Crude bulls are getting a double helping of good news: the trade detente and expectations that OPEC and its allies will agree to a long extension to production cuts as they gather in Vienna. Adherence to the output curbs remains high, with production dropping again in June, the seventh consecutive month of falls. A barrel of West Texas Intermediate for August delivery jumped as much as 3% this morning, adding to its 11% gains over the past two weeks. 

Output slump

While headlines on trade are good news, there are more signs emerging of the damage already done by the uncertainty caused by the standoff. China's Caixin manufacturing PMI, which is weighted toward the private sector, fell to 49.4 in June from 50.2. The weakness in Europe's manufacturing sector continued with PMI falling to 47.6 in the euro-area, and hitting the lowest level since 2013 in the U.K. Morgan Stanley downgraded its forecast for global growth saying the truce reached at the G-20 isn't enough to lift uncertainty. 

Markets rally

Overnight, the MSCI Asia Pacific Index climbed 0.8% while Japan's Topix index closed 2.2% higher with electronics makers proving the biggest boost as the yen fell against the dollar. In Europe, the Stoxx 600 Index had gained 0.8% by 5:50 a.m. Eastern Time with miners among the best performers in a broad-based rally. S&P 500 futures pointed to a decent pop at the open, the 10-year Treasury yield was at 2.021% and gold dropped. 

Coming up…

Markit's U.S. manufacturing PMI for June is published at 9:45 a.m., with ISM June manufacturing and May construction spending at 10:00 a.m. European Union leaders continue their discussions in Brussels as the top jobs up for grabs are argued over. One outcome that is looking increasingly likely is that the European Central Bank may get its first female head, although that decision may be pushed to September

What we've been reading

This is what's caught our eye over the weekend.

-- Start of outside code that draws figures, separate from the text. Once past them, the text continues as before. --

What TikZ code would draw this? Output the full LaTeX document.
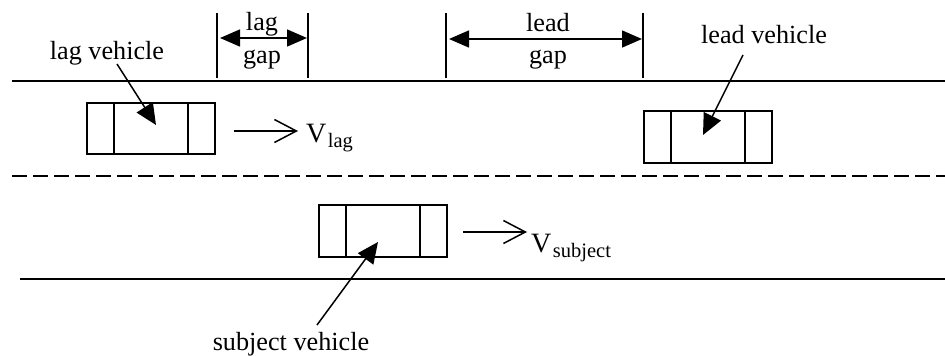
\documentclass[tikz,border=0pt]{standalone}
\usepackage{fontspec}
\setmainfont{Liberation Serif}
\usetikzlibrary{arrows.meta}
\newcommand{\sbf}{\fontsize{20.5}{24}\selectfont}
\begin{document}
\begin{tikzpicture}[x=1pt,y=-1pt,
  road/.style={line width=2pt},
  lanedash/.style={line width=2pt,dash pattern=on 15pt off 6pt},
  car/.style={draw,line width=1.6pt,rectangle,minimum width=128pt,minimum height=52pt,inner sep=0pt},
  divider/.style={line width=1.6pt},
  lbl/.style={inner sep=0pt,anchor=base,font=\fontsize{26.2}{30}\selectfont},
  pointer/.style={line width=1.5pt,-{Triangle[length=21pt,width=19pt]}},
  gaparrow/.style={line width=1.5pt,{Triangle[length=20pt,width=17pt]}-{Triangle[length=20pt,width=17pt]},shorten <=3pt,shorten >=1pt},
  gapmark/.style={line width=1.5pt},
  velo/.style={line width=1.5pt,-{Straight Barb[length=22pt,width=23pt,line width=1.5pt]}}
]
\useasboundingbox (0,0) rectangle (945,356);
% road
\coordinate (rtl) at (12,81);   \coordinate (rtr) at (945,81);
\coordinate (rml) at (12,176);  \coordinate (rmr) at (945,176);
\coordinate (rbl) at (20,279);  \coordinate (rbr) at (945,279);
\draw[road] (rtl) -- (rtr);
\draw[lanedash] (rml) -- (rmr);
\draw[road] (rbl) -- (rbr);
% cars
\node[car,minimum height=51pt] (lagcar) at (151,128.5) {};
\node[car] (leadcar) at (708,137) {};
\node[car] (subjcar) at (383,231) {};
\foreach \c in {lagcar,leadcar,subjcar}{
  \draw[divider] ([xshift=28pt]\c.north west) -- ([xshift=28pt]\c.south west);
  \draw[divider] ([xshift=-28pt]\c.north east) -- ([xshift=-28pt]\c.south east);
}
% gap markers
\coordinate (g1t) at (217,13); \coordinate (g1b) at (217,78);
\coordinate (g2t) at (308,13); \coordinate (g2b) at (308,78);
\coordinate (g3t) at (446,13); \coordinate (g3b) at (446,78);
\coordinate (g4t) at (643,13); \coordinate (g4b) at (643,78);
\draw[gapmark] (g1t) -- (g1b);
\draw[gapmark] (g2t) -- (g2b);
\draw[gapmark] (g3t) -- (g3b);
\draw[gapmark] (g4t) -- (g4b);
\coordinate (lagga) at (217,38); \coordinate (laggb) at (308,38);
\coordinate (leadga) at (446,39); \coordinate (leadgb) at (643,39);
\draw[gaparrow] (lagga) -- (laggb);
\draw[gaparrow] (leadga) -- (leadgb);
\node[lbl] (lagtxt) at (262,30) {lag};
\node[lbl] (laggap) at (262,63) {gap};
\node[lbl] (leadtxt) at (548,31) {lead};
\node[lbl] (leadgap) at (548,63) {gap};
% vehicle labels
\node[lbl] (lagvl) at (107,59) {lag vehicle};
\node[lbl] (leadvl) at (764,43) {lead vehicle};
\node[lbl] (subjvl) at (291,350) {subject vehicle};
\coordinate (lagtail) at (117,64);  \coordinate (lagtip) at (156,125);
\coordinate (leadtail) at (743,55); \coordinate (leadtip) at (703,135);
\coordinate (subjtail) at (317,325); \coordinate (subjtip) at (378,242);
\draw[pointer] (lagtail) -- (lagtip);
\draw[pointer] (leadtail) -- (leadtip);
\draw[pointer] (subjtail) -- (subjtip);
% velocities
\coordinate (vla) at (234,131); \coordinate (vlb) at (298,131);
\coordinate (vsa) at (463,232); \coordinate (vsb) at (527,232);
\draw[velo] (vla) -- (vlb);
\draw[velo] (vsa) -- (vsb);
\node[lbl,anchor=base west,font=\fontsize{28}{30}\selectfont] (vlag) at (306,142) {V\kern1.5pt\raisebox{-5pt}{\sbf lag}};
\node[lbl,anchor=base west,font=\fontsize{28}{30}\selectfont] (vsubj) at (531,252) {V\kern1.5pt\raisebox{-5pt}{\sbf subject}};
\end{tikzpicture}
\end{document}
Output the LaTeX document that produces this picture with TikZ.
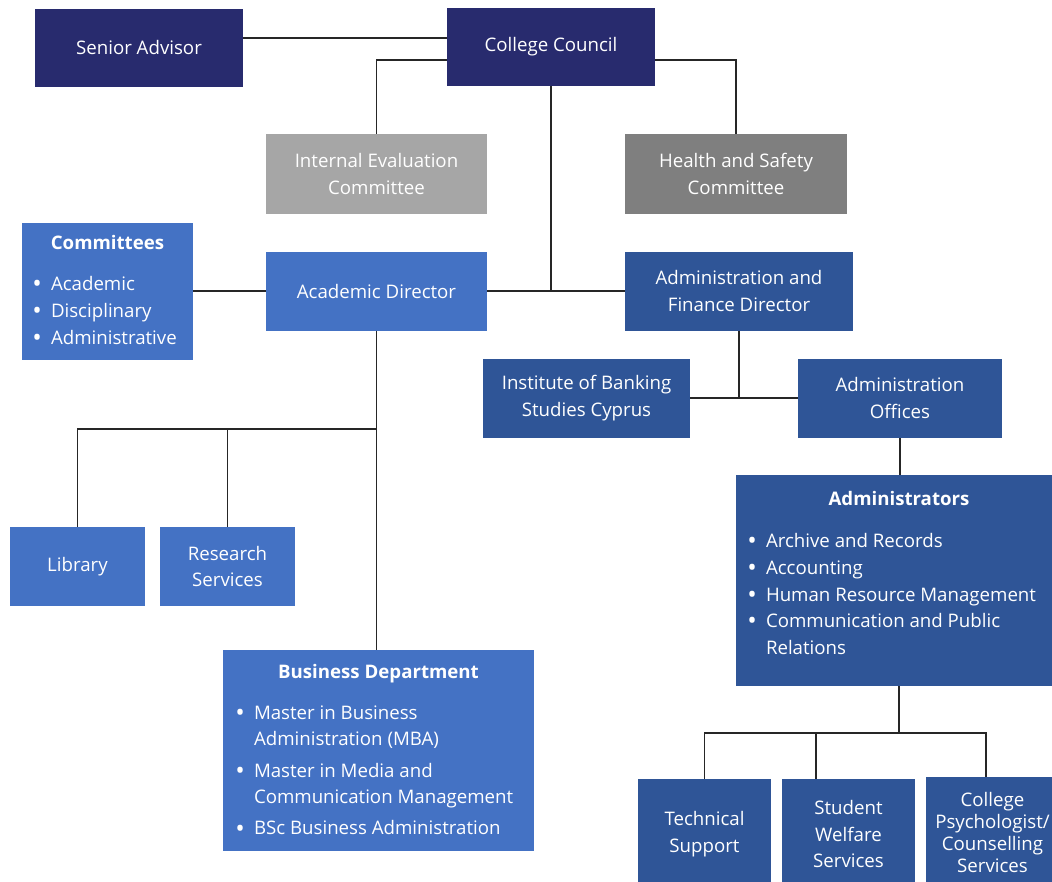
\documentclass[tikz,border=0pt]{standalone}
\usepackage{fontspec}
\setmainfont{Open Sans}
\definecolor{navy}{HTML}{282B6E}
\definecolor{lblue}{HTML}{4472C4}
\definecolor{mblue}{HTML}{2F5597}
\definecolor{lgray}{HTML}{A6A6A6}
\definecolor{dgray}{HTML}{7F7F7F}
\newcommand\bul{\makebox[10.5pt][l]{\hspace*{-3.5pt}\raisebox{-1.6pt}{\fontsize{19}{19}\selectfont\textbullet}}}
\newcommand\ind{\hspace*{10.5pt}}
\tikzset{
  box/.style={draw=none, fill=#1, text=white, inner sep=0pt, align=center,
    font=\fontsize{14}{20}\selectfont},
  sz/.style 2 args={minimum width=#1*0.75pt, minimum height=#2*0.75pt},
  conn/.style={draw=black!85, line width=1pt}
}
\begin{document}
\begin{tikzpicture}[x=0.75pt,y=-0.75pt]
\fill[white] (0,0) rectangle (1052,881);
\useasboundingbox (0,0) rectangle (1052,881);
% boxes
\node[box=navy, sz={208}{78}] (sa) at (139,48) {Senior Advisor};
\node[box=navy, sz={208}{78}] (cc) at (551,47) {College Council};
\node[box=lgray, sz={221}{80}] (iec) at (376.5,174) {Internal Evaluation\\Committee};
\node[box=dgray, sz={222}{80}] (hsc) at (736,174) {Health and Safety\\Committee};
\node[box=lblue, sz={171}{137}] (com) at (107.5,291)
  {\parbox{105.75pt}{\centering\textbf{Committees}\par\vspace{10.75pt}\raggedright
   \bul Academic\\\bul Disciplinary\\\bul Administrative}};
\node[box=lblue, sz={221}{79}] (ad) at (376.5,291) {Academic Director};
\node[box=mblue, sz={228}{79}] (afd) at (739,291) {Administration and\\Finance Director};
\node[box=mblue, sz={207}{79}] (ibs) at (586.5,398) {Institute of Banking\\Studies Cyprus};
\node[box=mblue, sz={204}{79}] (ao) at (900,398) {Administration\\Offices};
\node[box=mblue, sz={326}{211}] (adm) at (899,580.5)
  {\parbox{220.5pt}{\centering\textbf{Administrators}\par\vspace{11.5pt}\raggedright
   \bul Archive and Records\\\bul Accounting\\\bul Human Resource Management\\
   \bul Communication and Public\\\ind Relations\par\vspace*{11pt}}};
\node[box=lblue, sz={135}{79}] (lib) at (77.5,566.5) {Library};
\node[box=lblue, sz={135}{79}] (rs) at (227.5,566.5) {Research\\Services};
\node[box=lblue, sz={311}{201}] (bd) at (378.5,750.5)
  {\parbox{207.75pt}{\centering\textbf{Business Department}\par\vspace{10.75pt}\raggedright
   \bul Master in Business\\\ind Administration (MBA)\par\vspace{3.4pt}
   \bul Master in Media and\\\ind Communication Management\par\vspace{3.4pt}
   \bul BSc Business Administration}};
\node[box=mblue, sz={133}{110}] (ts) at (704.5,834) {Technical\\Support};
\node[box=mblue, sz={133}{110}] (sws) at (848.5,834) {Student\\Welfare\\Services};
\node[box=mblue, sz={133}{110}, font=\fontsize{14}{16.5}\selectfont] (cp) at (992.5,832)
  {College\\Psychologist/\\Counselling\\Services};
% connectors
\draw[conn] (sa.east |- 0,38) -- (cc.west |- 0,38);
\draw[conn] (cc.west |- 0,60) -| (iec.north);
\draw[conn] (cc.east |- 0,60) -| (hsc.north);
\draw[conn] (cc.south) -- (cc.south |- ad.east);
\draw[conn] (ad.east) -- (afd.west);
\draw[conn] (com.east) -- (ad.west);
\draw[conn] (ad.south) -- (ad.south |- bd.north);
\coordinate (j1) at (ad.south |- 0,429);
\draw[conn] (j1) -| (lib.north);
\draw[conn] (j1) -| (rs.north);
\draw[conn] (afd.south) -- (afd.south |- ibs.east);
\draw[conn] (ibs.east) -- (ao.west);
\draw[conn] (ao.south) -- (ao.south |- adm.north);
\coordinate (j2) at (adm.south |- 0,733);
\draw[conn] (adm.south) -- (j2);
\draw[conn] (j2) -| (ts.north);
\draw[conn] (j2) -| (sws.north -| 816,0);
\draw[conn] (j2) -| (cp.north -| 986,0);
\end{tikzpicture}
\end{document}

And finally, here's what Joe's interested in this morning

The ongoing U.S. economic expansion just hit 121 months old, officially making it the longest on record going back to 1854. With the Fed shifting to a more dovish posture, obviously it hopes it can go on much longer. But what's enabled this long cycle? Something that Fed Chairman Jerome Powell has touched on a couple of times is that recent recessions haven't followed the normal playbook, where the Fed tightens and the real economy starts to slow. Instead, recessions came in the aftermath of extreme financial imbalances, such as the housing crash and the internet bubble. If you look at the last 10 years, we've been slowly shedding the trauma of the Great Financial Crisis but with occasional bouts of panic, like the euro crisis, the oil crash, debt ceilings, fiscal cliffs, the Gulf oil spill, the Fukushima disaster, the taper tantrum, and the trade war. Amid an already anxious backdrop, these kinds of events have helped prevent any sustainable euphoria. That's not to say there aren't risks or areas of concern in financial markets, with corporate debt the area people are most like to point to. Still for the most part, the past decade has not been conducive to blowing bubbles, and that may help explain the longevity of the current run.